Because it took longer than expected to complete the docking procedure, the actual attachment of the cargo pallet may be deferred to Sunday.
(Credit: NASA TV)
Lindsey and Boe began the terminal phase of the rendezvous at 10:33 a.m. with a rocket firing to begin closing the final 9.2 miles to the station.
Just after 1 p.m,. with the shuttle poised 600 feet directly below the lab complex, Lindsey guided Discovery through a routine-but-still-spectacular end-over-end backflip maneuver, allowing the station crew to photograph the orbiter's heat shield.
Working in the Russian Zvezda command module, Coleman and Nespoli photographed Discovery's heat shield, using 400mm and 800mm telephoto lenses respectively, as the orbiter flipped about. The images will be downlinked to analysts in mission control at the Johnson Space Center here for detailed evaluation.

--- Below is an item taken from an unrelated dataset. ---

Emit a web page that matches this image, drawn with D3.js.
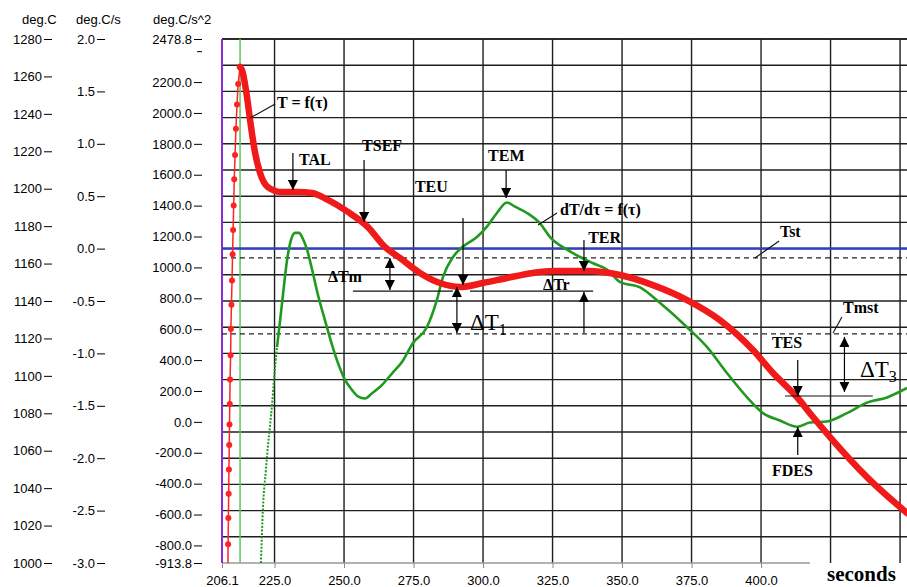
<!DOCTYPE html>
<html>
<head>
<meta charset="utf-8">
<title>Cooling curve T = f(t) and dT/dt</title>
<script src="https://cdn.jsdelivr.net/npm/d3@7"></script>
<style>
  * { margin: 0; padding: 0; }
  body { background: #fff; }
  svg text { font-family: "Liberation Sans", Arial, sans-serif; font-size: 13px; fill: #000; }
  svg text.ann { font-family: "Liberation Serif", "Times New Roman", serif; font-weight: bold; font-size: 16px; }
  svg text.big { font-family: "Liberation Serif", "Times New Roman", serif; font-size: 23px; }
  svg text.sec { font-family: "Liberation Serif", "Times New Roman", serif; font-weight: bold; font-size: 21px; }
</style>
</head>
<body>
<script>
// temperature (deg.C) while the sample heats up - sparse samples
var riseTime = [208.2, 208.3, 208.4, 208.5, 208.6, 208.7, 208.8, 208.9, 209.0, 209.2, 209.3,
  209.5, 209.7, 209.9, 210.1, 210.3, 210.5, 210.8, 211.1, 211.5, 211.9, 212.6]
var riseTemp = [995, 1010, 1024, 1037, 1050, 1063, 1074, 1085, 1098, 1111, 1125,
  1138, 1151, 1165, 1178, 1191, 1205, 1218, 1232, 1245, 1256, 1265]

// temperature (deg.C) while cooling
var coolTime = [212.6, 213.3, 215.1, 216.2, 218.0, 219.8, 222.6, 227.7, 233.4, 238.5, 244.2,
  251.4, 258.6, 264.7, 270.1, 277.3, 284.5, 291.7, 300.0, 308.6, 318.0, 325.2, 337.4,
  349.3, 361.1, 373.4, 385.2, 397.1, 404.3, 412.9, 418.7, 424.8, 438.1, 452.5]
var coolTemp = [1265, 1263.4, 1249, 1236.7, 1219.1, 1208.4, 1200.9, 1198.2, 1198.2, 1197.7, 1194,
  1187.6, 1179.5, 1168.9, 1163, 1155, 1149.6, 1147.5, 1149.6, 1152.3, 1155, 1156, 1156,
  1153.9, 1148.5, 1140.5, 1129.8, 1113.8, 1101.5, 1088.7, 1078, 1067.3, 1045.9, 1026.7]

// cooling rate dT/dt (deg.C/s)
var rateTime = [220.1, 220.8, 221.9, 222.6, 223.4, 224.1, 224.8, 225.9, 227.7, 229.5, 230.9,
  232.4, 233.8, 234.9, 236.7, 238.5, 240.6, 243.1, 245.7, 247.8, 250.3, 252.9, 255.0, 257.5,
  260.1, 263.7, 267.3, 270.9, 274.8, 279.8, 283.4, 285.6, 289.2, 292.8, 297.8, 301.4, 305.0,
  308.6, 311.5, 315.8, 320.5, 324.1, 330.2, 334.9, 339.6, 344.6, 349.3, 356.5, 363.7, 373.4,
  380.6, 387.8, 395.0, 400.7, 406.8, 413.0, 417.6, 423.7, 430.9, 438.1, 445.3, 452.5]
var rateValue = [-3.00, -2.49, -2.11, -1.89, -1.68, -1.49, -1.25, -0.94, -0.52, -0.11, 0.08,
  0.15, 0.15, 0.11, -0.01, -0.20, -0.44, -0.68, -0.92, -1.09, -1.25, -1.35, -1.41, -1.43,
  -1.38, -1.30, -1.19, -1.08, -0.90, -0.75, -0.49, -0.27, -0.08, 0.02, 0.11, 0.21, 0.34,
  0.44, 0.40, 0.34, 0.24, 0.11, -0.01, -0.08, -0.14, -0.20, -0.32, -0.37, -0.52, -0.75,
  -0.94, -1.19, -1.42, -1.57, -1.64, -1.70, -1.66, -1.65, -1.57, -1.47, -1.42, -1.33]

var timeTicks = [206.1, 225, 250, 275, 300, 325, 350, 375, 400]
var gridTimes = [225, 250, 275, 300, 325, 350, 375, 400, 425, 450]
var tempTicks = [1000, 1020, 1040, 1060, 1080, 1100, 1120, 1140, 1160, 1180, 1200, 1220, 1240, 1260, 1280]
var rateTicks = [-3, -2.5, -2, -1.5, -1, -0.5, 0, 0.5, 1, 1.5, 2]
var accTicks = [2478.8, 2400, 2200, 2000, 1800, 1600, 1400, 1200, 1000, 800, 600, 400, 200, 0,
  -200, -400, -600, -800, -913.8]

// reference levels (deg.C)
var startTime = 206.1
var peakTime = 212.6
var tst = 1168
var dashedLevels = [1163, 1122.4]

var w = 907
var h = 587
var plotL = 222, plotR = 907, plotT = 39, plotB = 563

var x = d3.scaleLinear().domain([206.1, 452.5]).range([plotL, plotR])
var tempY = d3.scaleLinear().domain([1000, 1280]).range([plotB, plotT])
var rateY = d3.scaleLinear().domain([-3, 2]).range([plotB, plotT])
var accY = d3.scaleLinear().domain([-913.8, 2478.8]).range([plotB, plotT])

var svg = d3.select('body').append('svg').attr('width', w).attr('height', h)

var defs = svg.append('defs')
defs.append('clipPath').attr('id', 'plot')
  .append('rect').attr('x', plotL).attr('y', plotT).attr('width', plotR - plotL).attr('height', plotB - plotT)

defs.append('marker')
  .attr('id', 'head')
  .attr('viewBox', '0 0 10 10')
  .attr('refX', 10).attr('refY', 5)
  .attr('markerWidth', 10).attr('markerHeight', 10)
  .attr('markerUnits', 'userSpaceOnUse')
  .attr('orient', 'auto-start-reverse')
  .append('path').attr('d', 'M0,0 L10,5 L0,10 z').attr('fill', '#000')

// grid
var hGrid = d3.range(-2.75, 2.01, 0.25)
svg.append('g').selectAll('line').data(hGrid).enter().append('line')
  .attr('x1', plotL).attr('x2', plotR)
  .attr('y1', d => rateY(d)).attr('y2', d => rateY(d))
  .attr('stroke', '#1e1e1e').attr('stroke-width', 1.4)

svg.append('g').selectAll('line').data(gridTimes).enter().append('line')
  .attr('x1', d => x(d)).attr('x2', d => x(d))
  .attr('y1', plotT).attr('y2', plotB)
  .attr('stroke', '#1e1e1e').attr('stroke-width', 1.4)

// x axis (grey baseline stops short of the right edge)
var xAxis = svg.append('g').attr('transform', 'translate(0,' + plotB + ')')
  .call(d3.axisBottom(x).tickValues(timeTicks).tickSize(5).tickPadding(8).tickFormat(d3.format('.1f')))
xAxis.select('.domain').remove()
xAxis.selectAll('line').attr('stroke', '#888')
xAxis.selectAll('text').attr('font-family', null)
svg.append('line').attr('x1', plotL).attr('x2', 810).attr('y1', plotB).attr('y2', plotB)
  .attr('stroke', '#999').attr('stroke-width', 1.5)

svg.append('text').attr('class', 'sec').attr('x', 827).attr('y', 581).text('seconds')

// y axes
function hyphen(f) {
  return d => (d < 0 ? '-' : '') + f(Math.abs(d))
}

function leftAxis(scale, ticks, xPos, fmt) {
  var g = svg.append('g').attr('transform', 'translate(' + xPos + ',0)')
    .call(d3.axisLeft(scale).tickValues(ticks).tickSize(8).tickPadding(2).tickFormat(fmt))
  g.select('.domain').remove()
  g.selectAll('line').attr('stroke', '#000')
  g.selectAll('text').attr('font-family', null)
  return g
}

leftAxis(tempY, tempTicks, 52, d3.format('d'))
leftAxis(rateY, rateTicks, 105, hyphen(d3.format('.1f')))
var acc = leftAxis(accY, accTicks, 202, d => d === 2400 ? '' : hyphen(d3.format('.1f'))(d))
acc.selectAll('.tick line').filter(d => d === 2400).attr('x2', -5)

svg.append('text').attr('x', 22).attr('y', 24).text('deg.C')
svg.append('text').attr('x', 76).attr('y', 24).text('deg.C/s')
svg.append('text').attr('x', 153).attr('y', 24).text('deg.C/s^2')

// top border
svg.append('line').attr('x1', plotL).attr('x2', plotR).attr('y1', plotT).attr('y2', plotT)
  .attr('stroke', '#1e1e1e').attr('stroke-width', 1.4)

// vertical marker lines
svg.append('line').attr('x1', x(startTime)).attr('x2', x(startTime)).attr('y1', plotT).attr('y2', plotB)
  .attr('stroke', '#8a2ccf').attr('stroke-width', 2)
svg.append('line').attr('x1', x(peakTime)).attr('x2', x(peakTime)).attr('y1', plotT).attr('y2', plotB)
  .attr('stroke', '#5cc45c').attr('stroke-width', 1.5)

// reference levels
svg.append('g').selectAll('line').data(dashedLevels).enter().append('line')
  .attr('x1', plotL).attr('x2', plotR)
  .attr('y1', d => tempY(d)).attr('y2', d => tempY(d))
  .attr('stroke', '#222').attr('stroke-width', 1.3).attr('stroke-dasharray', '5,4')
svg.append('line').attr('x1', plotL).attr('x2', plotR).attr('y1', tempY(tst)).attr('y2', tempY(tst))
  .attr('stroke', '#3340b8').attr('stroke-width', 2.5)

var curves = svg.append('g').attr('clip-path', 'url(#plot)')

// dT/dt curve
var rate = d3.zip(rateTime, rateValue)
var rateLine = d3.line().x(d => x(d[0])).y(d => rateY(d[1])).curve(d3.curveMonotoneX)
curves.append('path').datum(rate.slice(0, 8))
  .attr('d', rateLine).attr('fill', 'none')
  .attr('stroke', '#1f9a1f').attr('stroke-width', 2).attr('stroke-dasharray', '2,1.5')
curves.append('path').datum(rate.slice(7))
  .attr('d', rateLine).attr('fill', 'none')
  .attr('stroke', '#1f9a1f').attr('stroke-width', 2.6)

// temperature curve
var rise = d3.zip(riseTime, riseTemp)
var cool = d3.zip(coolTime, coolTemp)
curves.append('path').datum(rise)
  .attr('d', d3.line().x(d => x(d[0])).y(d => tempY(d[1])))
  .attr('fill', 'none').attr('stroke', '#f22').attr('stroke-width', 1.5)
curves.selectAll('circle').data(rise).enter().append('circle')
  .attr('cx', d => x(d[0])).attr('cy', d => tempY(d[1])).attr('r', 3)
  .attr('fill', '#f22')
curves.append('path').datum(cool)
  .attr('d', d3.line().x(d => x(d[0])).y(d => tempY(d[1])).curve(d3.curveMonotoneX))
  .attr('fill', 'none').attr('stroke', '#f01a1a').attr('stroke-width', 6.5)
  .attr('stroke-linecap', 'round')

// annotations, placed in (time, deg.C)
var labels = [
  { text: 'T = f(τ)', t: 225.9, T: 1243.1 },
  { text: 'TAL', t: 233.8, T: 1212.7 },
  { text: 'TSEF', t: 256.5, T: 1220.2 },
  { text: 'TEU', t: 275.5, T: 1198.2 },
  { text: 'TEM', t: 301.8, T: 1214.8 },
  { text: 'dT/dτ = f(τ)', t: 327.7, T: 1186.0 },
  { text: 'TER', t: 337.8, T: 1171.0 },
  { text: 'ΔTr', t: 321.6, T: 1145.9 },
  { text: 'ΔTm', t: 244.2, T: 1150.2 },
  { text: 'Tst', t: 406.8, T: 1174.2 },
  { text: 'Tmst', t: 429.5, T: 1133.6 },
  { text: 'TES', t: 403.9, T: 1114.9 },
  { text: 'FDES', t: 403.9, T: 1046.5 }
]
var bigLabels = [
  { base: 'ΔT', sub: '1', t: 295.3, T: 1124.5 },
  { base: 'ΔT', sub: '3', t: 435.6, T: 1099.4 }
]
// single arrows: head at T2
var arrows = [
  { t: 231.6, T1: 1219.1, T2: 1199.3 },
  { t: 257.2, T1: 1215.3, T2: 1182.2 },
  { t: 292.8, T1: 1184.3, T2: 1148.5 },
  { t: 308.3, T1: 1210.0, T2: 1195.0 },
  { t: 336.3, T1: 1172.6, T2: 1156.0 },
  { t: 336.3, T1: 1122.9, T2: 1144.8 },
  { t: 413.2, T1: 1108.5, T2: 1089.2 },
  { t: 413.2, T1: 1057.7, T2: 1072.7 }
]
var doubleArrows = [
  { t: 266.5, T1: 1163.0, T2: 1145.9 },
  { t: 290.6, T1: 1147.5, T2: 1122.9 },
  { t: 430.0, T1: 1120.8, T2: 1091.4 }
]
var plainLines = [
  [216.2, 1237.8, 225.2, 1245.3],
  [319.8, 1180.6, 326.6, 1187.0],
  [406.5, 1172.1, 397.8, 1163.0],
  [429.1, 1131.4, 425.9, 1122.9],
  [253.2, 1145.3, 289.2, 1145.3],
  [295.3, 1145.3, 339.6, 1145.3],
  [408.6, 1089.2, 440.2, 1089.2]
]

var ann = svg.append('g')
ann.selectAll('line.plain').data(plainLines).enter().append('line')
  .attr('x1', d => x(d[0])).attr('y1', d => tempY(d[1]))
  .attr('x2', d => x(d[2])).attr('y2', d => tempY(d[3]))
  .attr('stroke', '#111').attr('stroke-width', 1.1)
ann.selectAll('line.arrow').data(arrows).enter().append('line')
  .attr('x1', d => x(d.t)).attr('x2', d => x(d.t))
  .attr('y1', d => tempY(d.T1)).attr('y2', d => tempY(d.T2))
  .attr('stroke', '#000').attr('stroke-width', 1.2)
  .attr('marker-end', 'url(#head)')
ann.selectAll('line.double').data(doubleArrows).enter().append('line')
  .attr('x1', d => x(d.t)).attr('x2', d => x(d.t))
  .attr('y1', d => tempY(d.T1)).attr('y2', d => tempY(d.T2))
  .attr('stroke', '#000').attr('stroke-width', 1.2)
  .attr('marker-start', 'url(#head)').attr('marker-end', 'url(#head)')
ann.selectAll('text.ann').data(labels).enter().append('text')
  .attr('class', 'ann')
  .attr('x', d => x(d.t)).attr('y', d => tempY(d.T))
  .text(d => d.text)
var big = ann.selectAll('text.big').data(bigLabels).enter().append('text')
  .attr('class', 'big')
  .attr('x', d => x(d.t)).attr('y', d => tempY(d.T))
big.append('tspan').text(d => d.base)
big.append('tspan').attr('font-size', 16).attr('dy', 5).text(d => d.sub)
</script>
</body>
</html>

During Discovery's launching Thursday, several pieces of foam insulation fell away from the ship's external tank, including some that appeared to contact the shuttle's heat shield. The foam shedding occurred well after the first 2 minutes and 15 seconds of flight when the dense lower atmosphere can cause debris to hit with a high relative velocity.
Engineers do not believe the foam lost Thursday caused any significant damage, and nothing out of the ordinary could be seen in television views of the maneuver. But the photos taken by Coleman and Nespoli will be carefully scrutinized to make sure.